The contrasts between these thoughts on the future and the very old medium (ceramics date back to prehistoric times) are interesting and pose a dialectical opposition between the message and the medium. And, the artist’s attempts to marry different media, a provoking go at the unconventional.

Khuzairie, whose inspiration also comes from artists Lee Bul, Shigenki, Gerard Justin Ferrari, and video artist, Nam Jun Paik, says ceramics is different from other mediums, as from the start to the end, the artist’s participation can be detected in the artwork. He recounts how ceramic artists can collect their own clay, use scientific knowledge to bring their artworks to life, and capitalize on the medium’s malleable qualities.

Indeed, there’s a magical quality inherent to the medium, an alchemistical nature that is rendered by the acts of having to work with temperatures of up to 1,200ºc and having to mix the powders of ceramic colours like a wizard does with his brew.

Working in ceramic also boasts unpredictability and the element of chance. Colours, for instance, often appear different after being fired in a kiln, as volatile temperatures in the kiln transform colours in an erratic fashion.

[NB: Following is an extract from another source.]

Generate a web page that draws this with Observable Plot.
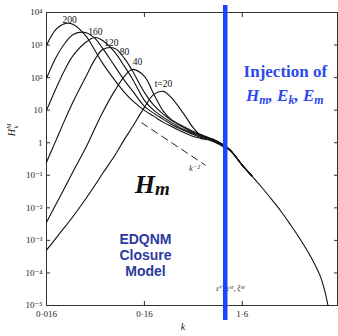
<!DOCTYPE html>
<html><head><meta charset="utf-8">
<script src="https://cdn.jsdelivr.net/npm/d3@7"></script>
<script src="https://cdn.jsdelivr.net/npm/@observablehq/plot@0.6"></script>
<style>body{margin:0;background:#fff}</style>
</head><body><div id="chart"></div>
<script>
// wavenumber grid shared by the six spectra (left part)
const kGrid = [0.016, 0.02, 0.025, 0.03, 0.04, 0.05, 0.06, 0.08, 0.1, 0.12, 0.16, 0.2, 0.25, 0.3, 0.4, 0.5, 0.6, 0.8, 1.0, 1.2];
// magnetic helicity spectra H_k^M at each time
const H_t20  = [0.0005, 0.00117, 0.00273, 0.00553, 0.0184, 0.0493, 0.115, 0.411, 1.27, 2.97, 12.2, 30.5, 37.7, 24.7, 7.98, 2.97, 1.69, 1.18, 0.832, 0.585];
const H_t40  = [0.00362, 0.0129, 0.046, 0.133, 0.673, 2.77, 8.56, 40.5, 109, 178, 109, 30.5, 9.19, 5.22, 3.18, 2.24, 1.81, 1.27, 0.893, 0.6];
const H_t80  = [0.25, 1.18, 5.60, 18.6, 101, 362, 733, 787, 388, 166, 35.2, 14.0, 7.43, 4.87, 2.97, 2.08, 1.69, 1.27, 0.893, 0.6];
const H_t120 = [9.86, 46.6, 192, 480, 1200, 1710, 1380, 593, 221, 94.5, 20.0, 9.86, 6.01, 4.22, 2.58, 1.94, 1.57, 1.27, 0.893, 0.6];
const H_t160 = [94.5, 417, 1200, 2115, 2435, 1594, 787, 221, 82.1, 40.5, 13.1, 7.98, 5.22, 3.67, 2.40, 1.81, 1.46, 1.18, 0.832, 0.585];
const H_t200 = [972, 3010, 4600, 4280, 1970, 683, 273, 82.1, 35.2, 20.0, 9.86, 6.45, 4.22, 3.18, 2.08, 1.57, 1.36, 1.10, 0.776, 0.57];
// common dissipative tail
const kTail = [1.6, 2, 2.5, 3, 4, 5, 6, 8, 10, 11, 12];
const HTail = [0.203, 0.0965, 0.0444, 0.0227, 0.0076, 0.00293, 0.0013, 0.000316, 0.00008, 0.0000318, 0.00001];
// curve labels
const curveNames = ["t=20", "40", "80", "120", "160", "200"];
const labelK = [0.25, 0.136, 0.1, 0.0736, 0.0506, 0.0275];
const labelH = [61.8, 293, 593, 1200, 2440, 6100];
// k^-2 reference slope
const slopeK = [0.15, 0.67];
const slopeH = [4.1, 0.205];
// injection wavenumber
const kInjection = 1.07;
// ticks
const xTicks = [0.016, 0.16, 1.6];
const xTickLabels = ["0·016", "0·16", "1·6"];
const yTicks = [1e4, 1e3, 1e2, 10, 1, 0.1, 0.01, 1e-3, 1e-4, 1e-5];
const yTickLabels = ["10⁴", "10³", "10²", "10", "1", "10⁻¹", "10⁻²", "10⁻³", "10⁻⁴", "10⁻⁵"];

const seriesH = [H_t20, H_t40, H_t80, H_t120, H_t160, H_t200];
const rows = [];
seriesH.forEach((arr, s) => {
  kGrid.forEach((k, i) => rows.push({t: curveNames[s], k, H: arr[i]}));
  // each spectrum joins the shared tail over its first two points
  kTail.slice(0, 2).forEach((k, i) => rows.push({t: curveNames[s], k, H: HTail[i]}));
});
const tailRows = kTail.map((k, i) => ({k, H: HTail[i]}));
const slopeRows = slopeK.map((k, i) => ({k, H: slopeH[i]}));
const labelRows = curveNames.map((n, i) => ({n, k: labelK[i], H: labelH[i]}));

const serif = "'Liberation Serif', 'DejaVu Serif', serif";
const blue = "#1a44ff";

const chart = Plot.plot({
  width: 338, height: 336,
  marginLeft: 46, marginRight: 1, marginTop: 12, marginBottom: 31,
  style: {fontFamily: serif, fontSize: "9px", background: "#fff", color: "#222"},
  x: {type: "log", domain: [0.016, 15]},
  y: {type: "log", domain: [1e-5, 1e4]},
  marks: [
    Plot.frame({stroke: "#333", strokeWidth: 1}),
    Plot.axisY({anchor: "left", ticks: yTicks, tickSize: -4, tickFormat: () => "", label: null, stroke: "#333"}),
    Plot.axisY({anchor: "left", ticks: yTicks, tickSize: 0, tickPadding: 4, tickFormat: d => yTickLabels[yTicks.indexOf(d)], label: null, fontSize: 9}),
    Plot.axisY({anchor: "right", ticks: yTicks, tickSize: -4, tickFormat: () => "", label: null, stroke: "#333"}),
    Plot.axisX({anchor: "bottom", ticks: xTicks, tickSize: -4, tickFormat: () => "", label: null, stroke: "#333"}),
    Plot.axisX({anchor: "bottom", ticks: xTicks, tickSize: 0, tickPadding: 5, tickFormat: d => xTickLabels[xTicks.indexOf(d)], label: null, fontSize: 9}),
    Plot.axisX({anchor: "top", ticks: xTicks, tickSize: -4, tickFormat: () => "", label: null, stroke: "#333"}),
    Plot.line(rows, {x: "k", y: "H", z: "t", stroke: "#111", strokeWidth: 1.1, curve: "catmull-rom"}),
    Plot.line(tailRows, {x: "k", y: "H", stroke: "#111", strokeWidth: 1.1, curve: "catmull-rom"}),
    Plot.line(slopeRows, {x: "k", y: "H", stroke: "#222", strokeWidth: 1, strokeDasharray: "7,5"}),
    Plot.text(labelRows, {x: "k", y: "H", text: "n", fontSize: 9.5, fill: "#111"}),
    Plot.text([{s: "k⁻²", k: 0.517, H: 0.164}], {x: "k", y: "H", text: "s", fontSize: 8.5, fontStyle: "italic", fill: "#333"}),
    Plot.text([{s: "εⱽ, εᴹ, ξᴹ", k: 1.21, H: 3.4e-5}], {x: "k", y: "H", text: "s", fontSize: 7.5, fontStyle: "italic", fill: "#333"}),
    Plot.text([{s: "EDQNM\nClosure\nModel", k: 0.164, H: 3.5e-4}], {x: "k", y: "H", text: "s", fontFamily: "'Liberation Sans', Arial, sans-serif", fontWeight: "bold", fontSize: 14, lineHeight: 1.15, fill: "#2b3a9f"}),
    Plot.text([{s: "Injection of", k: 4.4, H: 149}], {x: "k", y: "H", text: "s", fontFamily: serif, fontWeight: "bold", fontSize: 17, fill: "#2c4be8"}),
    Plot.ruleX([kInjection], {stroke: blue, strokeWidth: 4.5, insetTop: -7, insetBottom: -15})
  ]
});
document.getElementById("chart").append(chart);

const xs = chart.scale("x"), ys = chart.scale("y");
const svg = d3.select(chart);
function rich(x, y, parts, attrs) {
  const t = svg.append("text").attr("x", x).attr("y", y);
  for (const [a, v] of Object.entries(attrs)) t.attr(a, v);
  let shift = 0;
  for (const p of parts) {
    const target = p.sub ? (p.subShift ?? 3) : p.sup ? (p.supShift ?? -4) : 0;
    const ts = t.append("tspan").text(p.t).attr("dy", target - shift);
    if (p.size) ts.attr("font-size", p.size);
    if (p.dx) ts.attr("dx", p.dx);
    shift = target;
  }
  return t;
}
// Injection of  H_m, E_k, E_m
rich(xs.apply(4.4), ys.apply(18.6), [
  {t: "H"}, {t: "m", sub: true, size: 12}, {t: ", E"}, {t: "k", sub: true, size: 12}, {t: ", E"}, {t: "m", sub: true, size: 12}
], {"text-anchor": "middle", "font-family": serif, "font-weight": "bold", "font-style": "italic", "font-size": 17, fill: "#2c4be8"});
// big H_m
rich(xs.apply(0.129), ys.apply(0.028), [
  {t: "H"}, {t: "m", sub: true, subShift: 2, size: 19}
], {"text-anchor": "start", "font-family": serif, "font-weight": "bold", "font-style": "italic", "font-size": 26, fill: "#111"});
// y-axis title H_k^M (rotated)
const yl = svg.append("g").attr("transform", `translate(15,${ys.apply(2.4)}) rotate(-90)`);
const ylt = yl.append("text").attr("text-anchor", "middle").attr("font-family", serif).attr("font-style", "italic").attr("font-size", 10).attr("fill", "#222");
ylt.append("tspan").text("H");
ylt.append("tspan").text("M").attr("font-size", 6.5).attr("dy", -4);
ylt.append("tspan").text("k").attr("font-size", 6.5).attr("dx", -5).attr("dy", 7);
// x-axis title k
svg.append("text").attr("x", xs.apply(0.4)).attr("y", 330).attr("text-anchor", "middle")
  .attr("font-family", serif).attr("font-style", "italic").attr("font-size", 10).attr("fill", "#222").text("k");
</script>
</body></html>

Khuzairie is a young Malaysian artist that has committed himself to moving his chosen medium away from its dowdy definitions to be forcibly reckoned with on contemporary terms. He capitalizes on the medium’s versatility to fool viewers (his ceramic works’ metallic colours looks remarkably like metal parts), and, channels the ethos of other practices to create something distinctively his own.

Binoculars is Khuzairie’s look into the future, and what will soon be apparent to all of us, is that his own is really, rather bright.